_INFORMATION PROVIDED_.
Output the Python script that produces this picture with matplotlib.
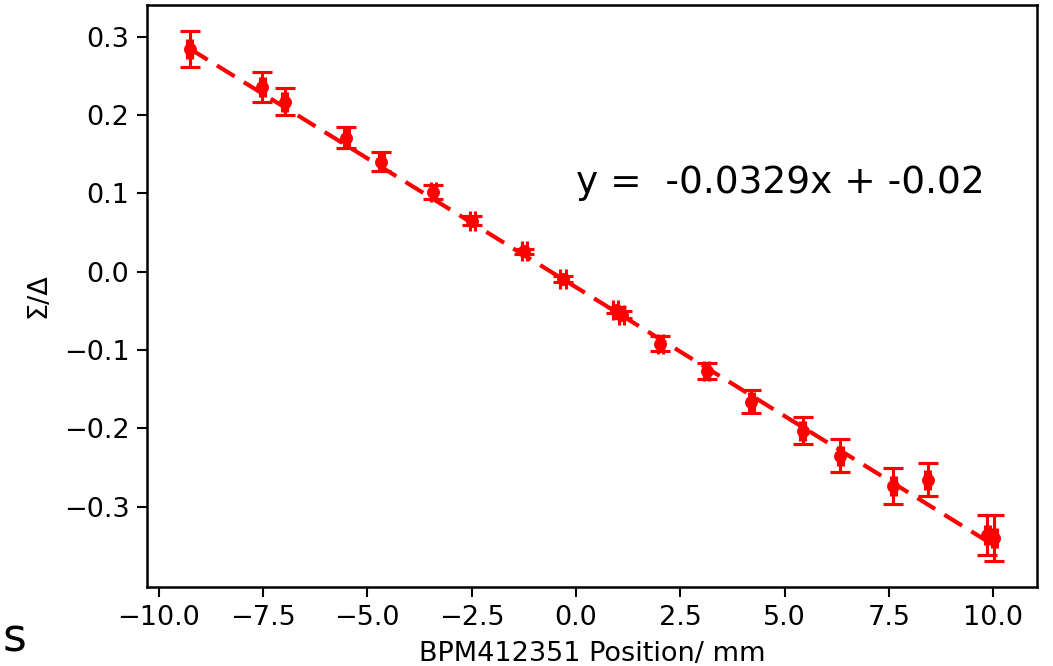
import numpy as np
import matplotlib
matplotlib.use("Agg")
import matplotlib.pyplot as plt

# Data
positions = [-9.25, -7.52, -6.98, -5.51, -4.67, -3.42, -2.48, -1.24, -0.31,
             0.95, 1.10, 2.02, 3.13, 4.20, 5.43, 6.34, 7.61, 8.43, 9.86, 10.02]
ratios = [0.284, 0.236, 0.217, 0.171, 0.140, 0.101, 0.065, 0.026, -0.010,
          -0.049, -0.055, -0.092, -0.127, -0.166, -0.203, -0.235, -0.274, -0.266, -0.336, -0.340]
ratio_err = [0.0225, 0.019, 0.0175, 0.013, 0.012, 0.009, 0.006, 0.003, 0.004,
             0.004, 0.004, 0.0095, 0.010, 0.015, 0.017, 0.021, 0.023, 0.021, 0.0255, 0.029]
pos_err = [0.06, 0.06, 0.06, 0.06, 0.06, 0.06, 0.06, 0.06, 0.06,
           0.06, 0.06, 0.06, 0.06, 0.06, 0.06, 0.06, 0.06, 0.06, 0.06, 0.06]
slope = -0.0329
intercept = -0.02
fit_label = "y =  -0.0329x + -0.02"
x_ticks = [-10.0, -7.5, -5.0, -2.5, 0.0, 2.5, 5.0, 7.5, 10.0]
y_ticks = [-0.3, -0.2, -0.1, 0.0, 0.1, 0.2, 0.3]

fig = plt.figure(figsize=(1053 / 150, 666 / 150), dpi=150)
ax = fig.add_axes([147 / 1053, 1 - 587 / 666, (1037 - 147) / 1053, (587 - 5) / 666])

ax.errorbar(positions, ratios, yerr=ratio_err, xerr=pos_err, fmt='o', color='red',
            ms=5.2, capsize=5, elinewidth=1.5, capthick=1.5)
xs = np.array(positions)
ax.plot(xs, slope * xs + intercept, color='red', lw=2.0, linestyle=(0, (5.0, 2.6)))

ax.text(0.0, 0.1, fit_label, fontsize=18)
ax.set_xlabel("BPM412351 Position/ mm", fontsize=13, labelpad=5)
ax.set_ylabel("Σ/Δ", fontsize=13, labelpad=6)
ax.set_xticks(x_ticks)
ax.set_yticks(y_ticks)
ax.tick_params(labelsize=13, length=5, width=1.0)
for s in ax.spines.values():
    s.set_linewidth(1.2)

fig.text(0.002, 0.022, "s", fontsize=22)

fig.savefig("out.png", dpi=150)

_WHAT TO DO_.
The data above should be repeated exactly, minus any pictures.

_ANSWER BELOW_.
Output the Python script that produces this picture with matplotlib.
import numpy as np
import matplotlib
matplotlib.use("Agg")
import matplotlib.pyplot as plt

# Data
positions = [-9.25, -7.52, -6.98, -5.51, -4.67, -3.42, -2.48, -1.24, -0.31,
             0.95, 1.10, 2.02, 3.13, 4.20, 5.43, 6.34, 7.61, 8.43, 9.86, 10.02]
ratios = [0.284, 0.236, 0.217, 0.171, 0.140, 0.101, 0.065, 0.026, -0.010,
          -0.049, -0.055, -0.092, -0.127, -0.166, -0.203, -0.235, -0.274, -0.266, -0.336, -0.340]
ratio_err = [0.0225, 0.019, 0.0175, 0.013, 0.012, 0.009, 0.006, 0.003, 0.004,
             0.004, 0.004, 0.0095, 0.010, 0.015, 0.017, 0.021, 0.023, 0.021, 0.0255, 0.029]
pos_err = [0.06, 0.06, 0.06, 0.06, 0.06, 0.06, 0.06, 0.06, 0.06,
           0.06, 0.06, 0.06, 0.06, 0.06, 0.06, 0.06, 0.06, 0.06, 0.06, 0.06]
slope = -0.0329
intercept = -0.02
fit_label = "y =  -0.0329x + -0.02"
x_ticks = [-10.0, -7.5, -5.0, -2.5, 0.0, 2.5, 5.0, 7.5, 10.0]
y_ticks = [-0.3, -0.2, -0.1, 0.0, 0.1, 0.2, 0.3]

fig = plt.figure(figsize=(1053 / 150, 666 / 150), dpi=150)
ax = fig.add_axes([147 / 1053, 1 - 587 / 666, (1037 - 147) / 1053, (587 - 5) / 666])

ax.errorbar(positions, ratios, yerr=ratio_err, xerr=pos_err, fmt='o', color='red',
            ms=5.2, capsize=5, elinewidth=1.5, capthick=1.5)
xs = np.array(positions)
ax.plot(xs, slope * xs + intercept, color='red', lw=2.0, linestyle=(0, (5.0, 2.6)))

ax.text(0.0, 0.1, fit_label, fontsize=18)
ax.set_xlabel("BPM412351 Position/ mm", fontsize=13, labelpad=5)
ax.set_ylabel("Σ/Δ", fontsize=13, labelpad=6)
ax.set_xticks(x_ticks)
ax.set_yticks(y_ticks)
ax.tick_params(labelsize=13, length=5, width=1.0)
for s in ax.spines.values():
    s.set_linewidth(1.2)

fig.text(0.002, 0.022, "s", fontsize=22)

fig.savefig("out.png", dpi=150)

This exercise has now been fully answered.